From Code Cowboy to Infrastructure Architect
Senior Software Engineer
Note from the publisher: You have managed to find some of our old content and it may be outdated and/or incorrect. Try searching in our docs or on the blog for current information.
5 things I wish I’d known as a developer
There’s a difference between understanding how to write an app, and understanding the infrastructure that works underneath it. When I transitioned from a developer to an SRE (site reliability engineer) this year, and saw how distributed systems worked at an actual company, it really changed the way I thought about writing code.
When you’re doing software development exclusively you’re not thinking about how it’s going to be held up. When I deployed my first website, I had no idea how to lay this down. I didn’t care much about writing tests. Let’s keep it real: I just cared about adding new features and seeing the end product. I didn’t understand how to host static images, or configure a server.

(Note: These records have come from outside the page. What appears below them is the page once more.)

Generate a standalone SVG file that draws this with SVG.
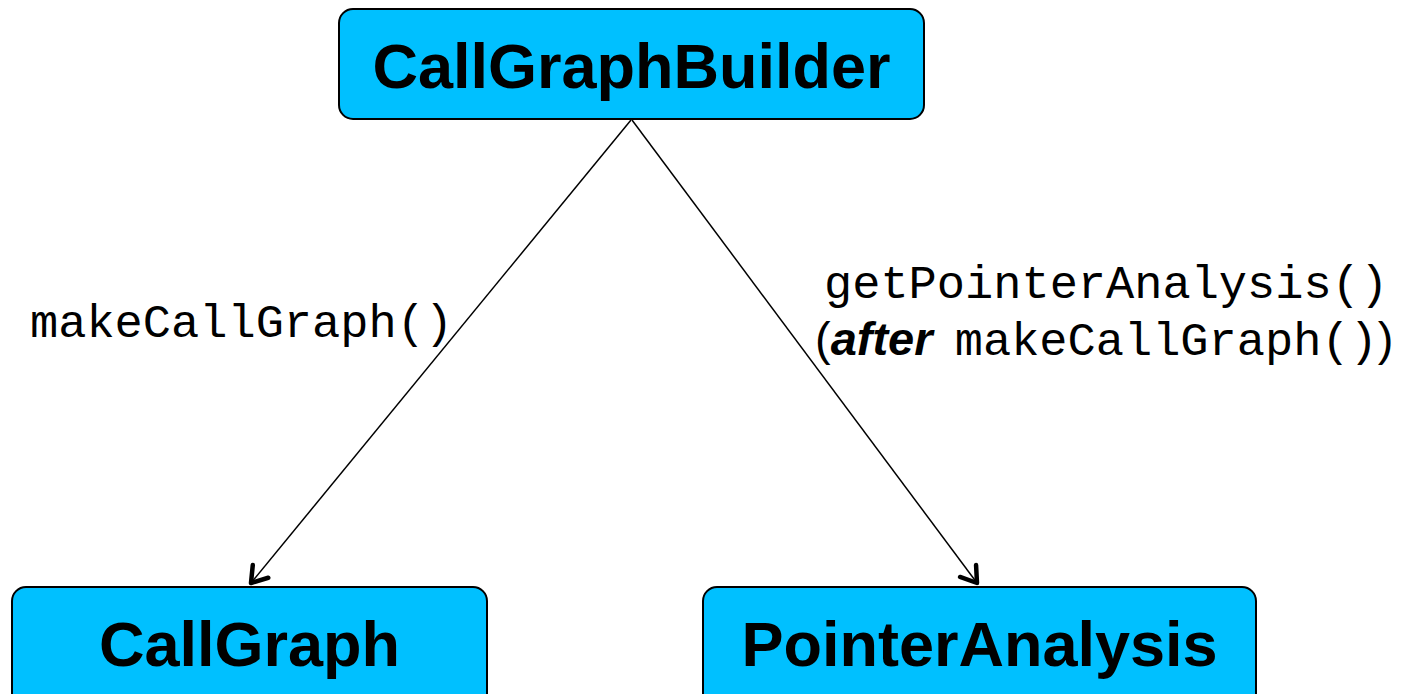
<svg xmlns="http://www.w3.org/2000/svg" width="1407" height="694" viewBox="0 0 1407 694">
  <style>
    .box { fill: #00C0FF; stroke: #000; stroke-width: 2; }
    .title { font-family: "Liberation Sans", Arial, sans-serif; font-weight: bold; font-size: 63px; fill: #000; text-anchor: middle; }
    .mono { font-family: "Liberation Mono", "Courier New", monospace; font-size: 47px; fill: #000; }
    .sans { font-family: "Liberation Sans", Arial, sans-serif; font-size: 47px; fill: #000; }
    .edge { stroke: #000; stroke-width: 1.5; fill: none; }
  </style>
  <defs>
    <!-- open V arrowhead drawn with a heavy rounded stroke -->
    <marker id="openArrow" viewBox="-22 -16 26 32" refX="0" refY="0" markerWidth="26" markerHeight="32" markerUnits="userSpaceOnUse" orient="auto" overflow="visible">
      <path d="M -15 -10 L 0 0 L -15 10" stroke="#000" stroke-width="4.5" fill="none" stroke-linecap="round" stroke-linejoin="round"/>
    </marker>
  </defs>

  <g id="connectors">
    <line class="edge" x1="631" y1="120" x2="251" y2="583" marker-end="url(#openArrow)"/>
    <line class="edge" x1="632" y1="120" x2="977" y2="583" marker-end="url(#openArrow)"/>
    <text class="mono" x="30" y="337">makeCallGraph()</text>
    <text class="mono" x="824" y="298">getPointerAnalysis()</text>
    <text x="815" y="355"><tspan class="sans">(</tspan><tspan class="sans" font-weight="bold" font-style="italic">after</tspan><tspan class="mono" dx="-6"> makeCallGraph()</tspan><tspan class="sans">)</tspan></text>
  </g>

  <g id="node-builder">
    <rect class="box" x="339" y="9" width="585" height="110" rx="14"/>
    <text class="title" x="631.5" y="88">CallGraphBuilder</text>
  </g>

  <g id="node-callgraph">
    <rect class="box" x="12" y="587" width="475" height="120" rx="14"/>
    <text class="title" x="249.5" y="666">CallGraph</text>
  </g>

  <g id="node-pointer">
    <rect class="box" x="703" y="587" width="553" height="120" rx="14"/>
    <text class="title" x="979.5" y="666">PointerAnalysis</text>
  </g>
</svg>
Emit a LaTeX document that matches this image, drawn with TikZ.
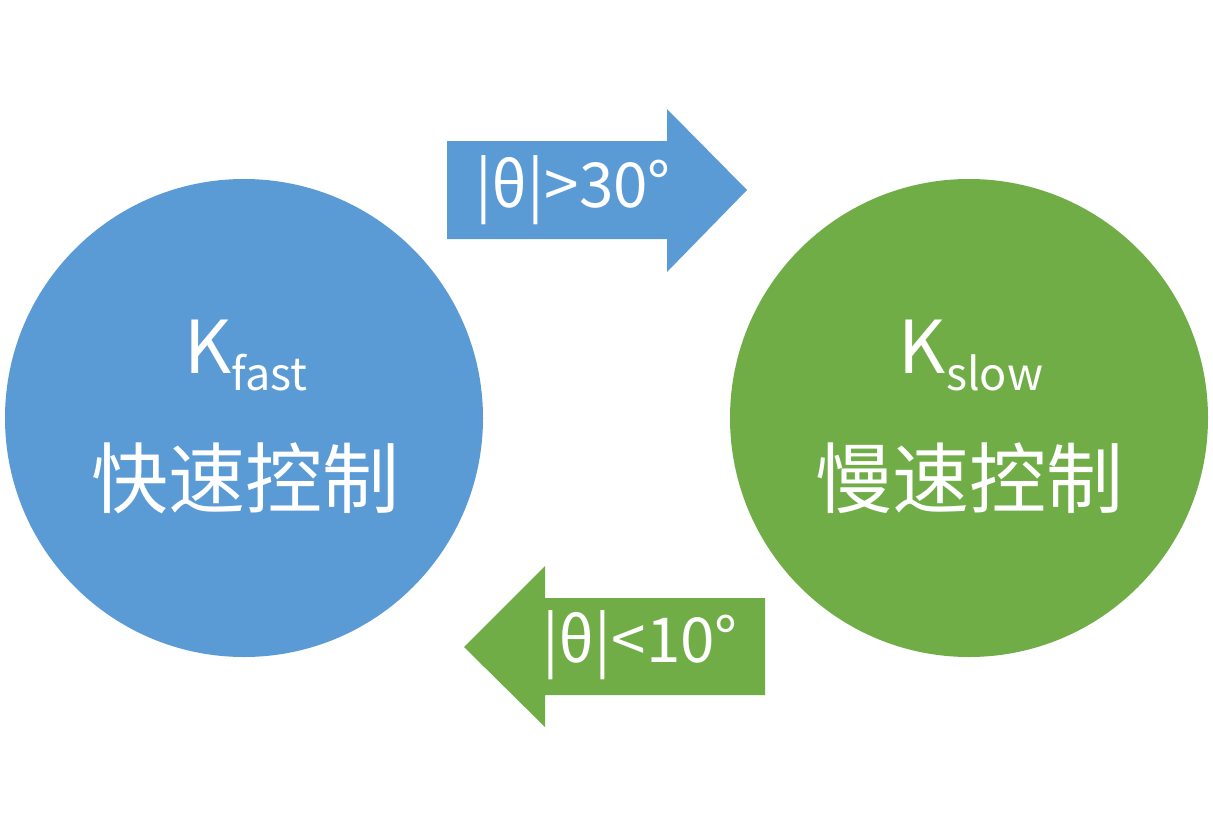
\documentclass[tikz,border=0pt]{standalone}
\usepackage{fontspec}
\setmainfont{Noto Sans CJK SC}
\newfontfamily\cjk{Noto Sans CJK SC}
\definecolor{cblue}{HTML}{5B9BD5}
\definecolor{cgreen}{HTML}{70AD47}
\begin{document}
\begin{tikzpicture}[x=1pt,y=-1pt,
  state/.style={circle,minimum size=478pt,inner sep=0pt},
  keylabel/.style={text=white,anchor=base,inner sep=0pt,font=\fontsize{73}{73}\selectfont},
  cnlabel/.style={text=white,anchor=center,inner sep=0pt,font=\cjk\fontsize{77}{77}\selectfont},
  condlabel/.style={text=white,anchor=base,inner sep=0pt,font=\fontsize{62}{62}\selectfont}]
\useasboundingbox (0,0) rectangle (1213,836);
\node[state,fill=cblue] (fast) at (244,418) {};
\node[state,fill=cgreen] (slow) at (969,418) {};
\node[keylabel] (kf) at (246,373) {K\raisebox{-17pt}{\fontsize{45}{45}\selectfont fast}};
\node[keylabel] (ks) at (971,373) {K\raisebox{-17pt}{\fontsize{45}{45}\selectfont slow}};
\node[cnlabel] (cf) at (245,478) {快速控制};
\node[cnlabel] (cs) at (969,478) {慢速控制};
\fill[cblue] (447,141) -- (667,141) -- (667,109) -- (747,190) -- (667,272) -- (667,239) -- (447,239) -- cycle;
\fill[cgreen] (765,598) -- (545,598) -- (545,566) -- (464,647) -- (545,727) -- (545,695) -- (765,695) -- cycle;
\node[condlabel] (up) at (573,207) {|θ|>30°};
\node[condlabel] (down) at (640,662) {|θ|<10°};
\end{tikzpicture}
\end{document}
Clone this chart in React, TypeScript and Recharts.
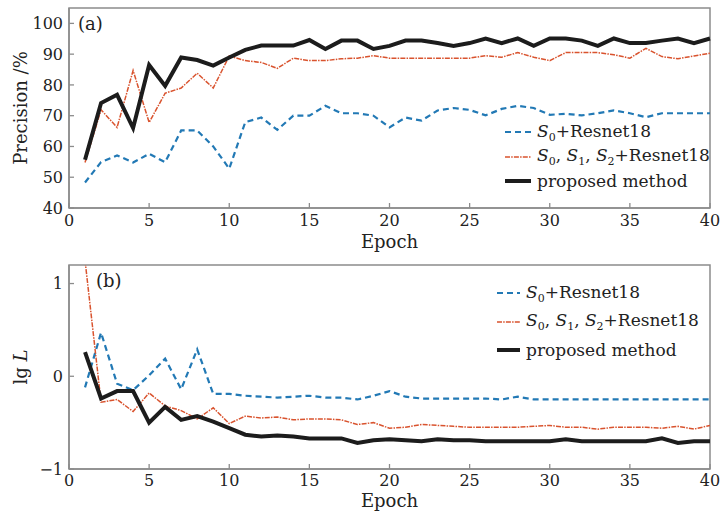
import React from 'react';
import { LineChart, Line, XAxis, YAxis, Legend, ReferenceArea } from 'recharts';

const epochs = [
  1, 2, 3, 4, 5, 6, 7, 8, 9, 10, 11, 12, 13, 14, 15, 16, 17, 18, 19, 20,
  21, 22, 23, 24, 25, 26, 27, 28, 29, 30, 31, 32, 33, 34, 35, 36, 37, 38, 39, 40,
];

// (a) precision, %
const precS0 = [
  48.3, 54.9, 57.1, 54.8, 57.6, 54.9, 65.2, 65.2, 60.0, 52.8, 67.9, 69.4, 65.4, 70.0, 70.0, 73.2, 70.8, 70.8, 70.0, 66.2,
  69.4, 68.4, 71.7, 72.5, 71.9, 70.1, 72.2, 73.2, 72.5, 70.3, 70.6, 70.1, 70.8, 71.7, 70.8, 69.5, 70.8, 70.8, 70.8, 70.8,
];
const precS012 = [
  54.8, 71.9, 66.2, 84.7, 67.8, 77.3, 79.0, 83.8, 79.0, 89.4, 87.9, 87.3, 85.4, 88.7, 87.9, 87.9, 88.5, 88.7, 89.5, 88.7,
  88.7, 88.7, 88.7, 88.7, 88.7, 89.5, 89.0, 90.5, 89.0, 87.9, 90.5, 90.5, 90.5, 89.8, 88.7, 91.9, 89.2, 88.5, 89.4, 90.3,
];
const precProposed = [
  55.7, 74.1, 76.8, 66.0, 86.5, 79.7, 88.9, 88.1, 86.3, 88.9, 91.4, 92.8, 92.8, 92.8, 94.6, 91.7, 94.4, 94.4, 91.7, 92.7,
  94.4, 94.4, 93.6, 92.7, 93.6, 95.1, 93.6, 95.1, 92.7, 95.1, 95.1, 94.4, 92.7, 95.1, 93.6, 93.6, 94.4, 95.1, 93.6, 95.1,
];

// (b) lg L
const lossS0 = [
  -0.12, 0.47, -0.08, -0.15, 0.01, 0.19, -0.14, 0.29, -0.19, -0.19, -0.21, -0.22, -0.23, -0.22, -0.21, -0.23, -0.23, -0.25, -0.21, -0.16,
  -0.22, -0.24, -0.24, -0.24, -0.24, -0.24, -0.25, -0.22, -0.25, -0.25, -0.25, -0.25, -0.25, -0.25, -0.25, -0.25, -0.25, -0.25, -0.25, -0.25,
];
const lossS012 = [
  1.25, -0.28, -0.25, -0.38, -0.18, -0.32, -0.37, -0.46, -0.34, -0.51, -0.43, -0.45, -0.44, -0.47, -0.46, -0.46, -0.47, -0.52, -0.5, -0.56,
  -0.55, -0.52, -0.53, -0.54, -0.55, -0.55, -0.55, -0.55, -0.54, -0.53, -0.55, -0.55, -0.57, -0.55, -0.55, -0.55, -0.56, -0.54, -0.57, -0.53,
];
const lossProposed = [
  0.26, -0.24, -0.16, -0.16, -0.5, -0.33, -0.47, -0.43, -0.49, -0.56, -0.63, -0.65, -0.64, -0.65, -0.67, -0.67, -0.67, -0.72, -0.69, -0.68,
  -0.69, -0.7, -0.68, -0.69, -0.69, -0.7, -0.7, -0.7, -0.7, -0.7, -0.68, -0.7, -0.7, -0.7, -0.7, -0.7, -0.67, -0.72, -0.7, -0.7,
];

const xTicks = [0, 5, 10, 15, 20, 25, 30, 35, 40];
const precTicks = [40, 50, 60, 70, 80, 90, 100];
const lossTicks = [-1, 0, 1];

const dataA = epochs.map((e, i) => ({ epoch: e, s0: precS0[i], s012: precS012[i], ours: precProposed[i] }));
const dataB = epochs.map((e, i) => ({ epoch: e, s0: lossS0[i], s012: lossS012[i], ours: lossProposed[i] }));

const FONT = '"DejaVu Serif", serif';
const AXIS = '#8c8c8c';
const BLUE = '#2279b5';
const RED = '#d9532e';
const BLACK = '#1c1c1c';

const fmt = (v: number) => (v < 0 ? '\u2212' + Math.abs(v) : String(v));

const makeXTick = (dy: number) => (props: any) => {
  const { x, y, payload } = props;
  return (
    <g>
      <line x1={x} x2={x} y1={y} y2={y - 5} stroke={AXIS} strokeWidth={1.3} />
      <text x={x} y={y + dy} textAnchor="middle" fontFamily={FONT} fontSize={16} fill="#222">
        {payload.value}
      </text>
    </g>
  );
};

const YTick = (props: any) => {
  const { x, y, payload } = props;
  return (
    <g>
      <line x1={x} x2={x + 5} y1={y} y2={y} stroke={AXIS} strokeWidth={1.3} />
      <text x={x - 6} y={y} dy="0.36em" textAnchor="end" fontFamily={FONT} fontSize={16} fill="#222">
        {fmt(payload.value)}
      </text>
    </g>
  );
};

const Sub = ({ n }: { n: string }) => (
  <>
    <i>S</i>
    <sub style={{ fontSize: 11, verticalAlign: -4 }}>{n}</sub>
  </>
);

const series = [
  { key: 's0', color: BLUE, dash: '6 4', width: 2.2, label: <><Sub n="0" />+Resnet18</> },
  { key: 's012', color: RED, dash: '5 1.2 1.5 1.2', width: 1.5, label: <><Sub n="0" />, <Sub n="1" />, <Sub n="2" />+Resnet18</> },
  { key: 'ours', color: BLACK, dash: undefined, width: 4, label: <>proposed method</> },
];

const makeLegend = (rowH: number, sampleW: number) => () => (
  <div style={{ fontFamily: FONT, fontSize: 17, color: '#222' }}>
    {series.map((s) => (
      <div key={s.key} style={{ display: 'flex', alignItems: 'center', height: rowH, whiteSpace: 'nowrap' }}>
        <svg width={sampleW} height={10} style={{ marginRight: 6 }}>
          <line x1={0} x2={sampleW} y1={5} y2={5} stroke={s.color} strokeWidth={s.width} strokeDasharray={s.dash} />
        </svg>
        <span>{s.label}</span>
      </div>
    ))}
  </div>
);

const tagLabel = (text: string, dx: number) => (props: any) => {
  const vb = props.viewBox;
  return (
    <text x={vb.x + dx} y={vb.y + 22} fontFamily={FONT} fontSize={18} fill="#222">
      {text}
    </text>
  );
};

const xLabel = (dy: number) => (props: any) => {
  const vb = props.viewBox;
  return (
    <text x={vb.x + vb.width / 2} y={vb.y + dy} textAnchor="middle" fontFamily={FONT} fontSize={18} fill="#222">
      Epoch
    </text>
  );
};

const yLabel = (text: React.ReactNode) => (props: any) => {
  const vb = props.viewBox;
  const cx = 21;
  const cy = vb.y + vb.height / 2;
  return (
    <text x={cx} y={cy} transform={`rotate(-90 ${cx} ${cy})`} dy="0.36em" textAnchor="middle" fontFamily={FONT} fontSize={18} fill="#222">
      {text}
    </text>
  );
};

function Panel({ data, height, top, domain, ticks, tag, tagDx, ylab, tickDy, epochDy, legendTop, legendLeft, rowH, sampleW }: any) {
  return (
    <LineChart width={722} height={height} data={data} margin={{ top, right: 12, bottom: 0, left: 0 }}>
      <XAxis
        dataKey="epoch"
        type="number"
        domain={[0, 40]}
        ticks={xTicks}
        height={47}
        tickSize={0}
        tickMargin={0}
        tick={makeXTick(tickDy)}
        axisLine={{ stroke: AXIS, strokeWidth: 1.5 }}
        label={xLabel(epochDy)}
      />
      <YAxis
        type="number"
        domain={domain}
        ticks={ticks}
        allowDataOverflow
        width={69}
        tickSize={0}
        tickMargin={0}
        tick={YTick}
        axisLine={{ stroke: AXIS, strokeWidth: 1.5 }}
        label={yLabel(ylab)}
      />
      <ReferenceArea
        x1={0}
        x2={40}
        y1={domain[0]}
        y2={domain[1]}
        fill="none"
        fillOpacity={0}
        stroke={AXIS}
        strokeWidth={1.5}
        label={tagLabel(tag, tagDx)}
      />
      {series.map((s) => (
        <Line
          key={s.key}
          dataKey={s.key}
          type="linear"
          stroke={s.color}
          strokeWidth={s.width}
          strokeDasharray={s.dash}
          dot={false}
          isAnimationActive={false}
          strokeLinejoin="miter"
        />
      ))}
      <Legend
        layout="vertical"
        align="center"
        verticalAlign="middle"
        content={makeLegend(rowH, sampleW)}
        wrapperStyle={{ top: legendTop, left: legendLeft, width: 220 }}
      />
    </LineChart>
  );
}

export default function App() {
  return (
    <div style={{ position: 'absolute', left: 0, top: 0, width: 722, height: 516, background: '#fff' }}>
      <Panel
        data={dataA}
        height={255}
        top={8}
        domain={[40, 105]}
        ticks={precTicks}
        tag="(a)"
        tagDx={9}
        ylab="Precision /%"
        tickDy={18}
        epochDy={40}
        legendTop={120}
        legendLeft={505}
        rowH={24.5}
        sampleW={26}
      />
      <Panel
        data={dataB}
        height={261}
        top={10}
        domain={[-1, 1.2]}
        ticks={lossTicks}
        tag="(b)"
        tagDx={27}
        ylab={<>lg <tspan fontStyle="italic">L</tspan></>}
        tickDy={17}
        epochDy={38}
        legendTop={24}
        legendLeft={497}
        rowH={28.5}
        sampleW={23}
      />
    </div>
  );
}
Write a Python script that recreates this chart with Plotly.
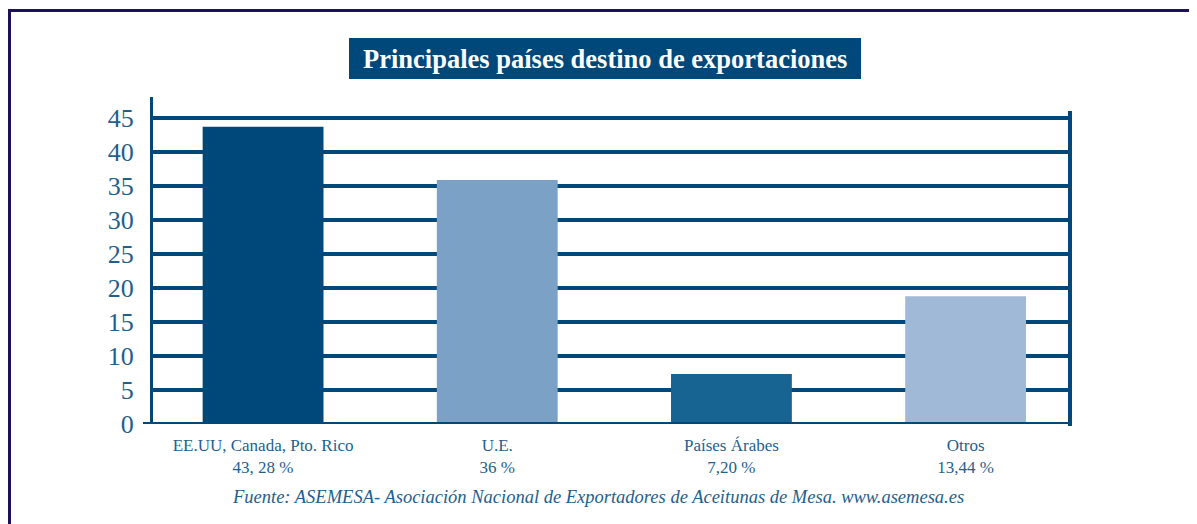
import plotly.graph_objects as go

categories = ["EE.UU, Canada, Pto. Rico<br>43, 28 %", "U.E.<br>36 %",
              "Países Árabes<br>7,20 %", "Otros<br>13,44 %"]
values = [43.7, 35.9, 7.35, 18.8]
bar_colors = ["#00477a", "#7ba2c6", "#176493", "#9fb9d6"]
y_ticks = [0, 5, 10, 15, 20, 25, 30, 35, 40, 45]

title_text = "<b>Principales países destino de exportaciones</b>"
source_text = "<i>Fuente: ASEMESA- Asociación Nacional de Exportadores de Aceitunas de Mesa. www.asemesa.es</i>"

# page body has an 8px margin; figure sized to fit the 1197x524 window
OFF = 8
W, H = 1197 - OFF, 524 - OFF
# plot area in window pixels
PX0, PX1, PY0, PY1 = 153, 1071, 97, 424
L, R = PX0 - OFF, W - (PX1 - OFF)
T, B = PY0 - OFF, H - (PY1 - OFF)
pw, ph = PX1 - PX0, PY1 - PY0

def px(x):
    return (x - PX0) / pw

def py(y):
    return (PY1 - y) / ph

text_color = "#1d5f8f"
axis_color = "#00477a"
serif = "Liberation Serif, Times New Roman, serif"

fig = go.Figure()
fig.add_trace(go.Bar(
    x=categories, y=values, marker=dict(color=bar_colors, line=dict(width=0)),
    width=0.516, hoverinfo="skip",
))

fig.update_layout(
    width=W, height=H,
    margin=dict(l=L, r=R, t=T, b=B),
    paper_bgcolor="white", plot_bgcolor="white",
    showlegend=False,
    font=dict(family=serif, color=text_color),
    xaxis=dict(
        type="category", range=[-0.47, 3.45], showgrid=False, zeroline=False,
        showline=False, ticks="", tickfont=dict(size=17, color=text_color, family=serif),
        ticklabelstandoff=9,
    ),
    yaxis=dict(
        range=[0, 48.09], tickvals=y_ticks, showgrid=True, gridcolor=axis_color,
        gridwidth=4, zeroline=False, showline=True, linecolor=axis_color, linewidth=3,
        ticks="", tickfont=dict(size=26, color=text_color, family=serif),
        ticklabelstandoff=11,
    ),
)

shapes = [
    # baseline
    dict(type="line", xref="paper", yref="y", x0=px(143), x1=px(1072), y0=0, y1=0,
         line=dict(color=axis_color, width=4), layer="above"),
    # right axis
    dict(type="line", xref="paper", yref="paper", x0=px(1070), x1=px(1070),
         y0=py(426), y1=py(111), line=dict(color=axis_color, width=4), layer="above"),
    # frame top
    dict(type="line", xref="paper", yref="paper", x0=px(8), x1=px(1200),
         y0=py(10.5), y1=py(10.5), line=dict(color="#1b1258", width=3), layer="above"),
    # frame left
    dict(type="line", xref="paper", yref="paper", x0=px(9.5), x1=px(9.5),
         y0=py(9), y1=py(530), line=dict(color="#1b1258", width=3), layer="above"),
    # title box
    dict(type="rect", xref="paper", yref="paper", x0=px(349), x1=px(861),
         y0=py(79), y1=py(38), fillcolor="#00477a", line=dict(width=0), layer="above"),
]
fig.update_layout(shapes=shapes)

fig.add_annotation(
    text=title_text, xref="paper", yref="paper", x=px(605), y=py(58.5),
    xanchor="center", yanchor="middle", showarrow=False,
    font=dict(family=serif, size=26.5, color="white"),
)
fig.add_annotation(
    text=source_text, xref="paper", yref="paper", x=px(598), y=py(497),
    xanchor="center", yanchor="middle", showarrow=False,
    font=dict(family=serif, size=18.5, color=text_color),
)

fig.write_html("out.html")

Here are some things I wish I’d been more focused on when I was just working on development:
1. Writing accurate commit messages & clear documentation
Make sure that your code is efficient and commented before you put it up. Clear commit messages make it easier during your code reviews for people to understand what you were doing, and helps the debugging process if something’s not passing. I write my commit messages file by file; that gives the code reviewer a chance to review what I added and why I added it. Before, I was just trying to go fast, but now I realize it saves more time to do it properly upfront, the first time. When that stuff goes up on GitHub, and you don’t write clearly what you did, it leads to a bad review session and problems that take much longer to fix.
2. Writing focused tests
There was a tweet I once read that said “your favorite company is 30 minutes away from a total shutdown”. What that means to me is that the companies we like are not as indestructible as we think they are. It takes a lot of effort and teamwork to keep them running; it’s hard to run a company. You start to realize at an infrastructure level just how badly things can go wrong. One way to help prevent that is by writing good tests. Your tests should be deterministic, and clear and easy to read. If you test your stuff well, you’ll prevent regressions that can be the result of changing code, or larger incidents.
3. Ensuring my code is secure
I learned about a lot of security aspects that made me more aware of code’s lifecycle. Anytime you’re putting something on the internet, code integrity becomes really important. You could be putting not only your customers at risk, but also your company’s information at risk. When people use your applications, they trust that privacy and their information is being secured within your application. Without having security measures in place, you don’t have your customer’s confidence. After the Equifax breach and its widespread effects, I realized how important it is when you’re dealing with large codebases to make security a priority. All good design takes security into consideration, whether it’s architecting a house that is earthquake resistant or creating strong software – good design means prioritizing security throughout every part of the code.
4. Time management
Being on-call as an SRE has forced me to improve my time management skills. It’s improved my life a lot too. I always want to do a lot of things at once, but know that when I’m on-call all my attention is for keeping the site up and everything running smoothly. So managing my time to do my work projects is more important than ever. Now I’m using new tools like Evernote to organize my thoughts and using task lists to make sure my tasks are complete. I make a list of tasks for the week: that’s how I get into the groove of my work week. Throughout my day I cross the tasks out and if I don’t finish them, I add them onto the next day’s page. I’m more organized with completing my projects, and that way when my on-call shift comes, I can keep track of what I did not complete the day before, this means I can balance my on-call shift with my development projects.
5. Being attentive
I’ve learned the importance of maintaining clear attention during my on-call shift as I always have to be focused and ready to react. I can’t get distracted by other things if I’m tasked with maintaining the infrastructure and security of our product. My team is relying on me in case something goes wrong. My ability to respond is important because if I can prevent an incident from escalating, it helps people higher up the escalation levels to keep their attention on the big things they’re working on. I achieve this focus and attention by using the smaller task successes to motivate me with the larger ones like a snowball rolling down the hill.
I think more like an architect now. Now I’m thinking: how does this thing scale? I’d never really considered that before. Becoming an SRE has pushed me to understand how our distributed systems and infrastructure work as a whole, and given me more insight into the results of my decisions.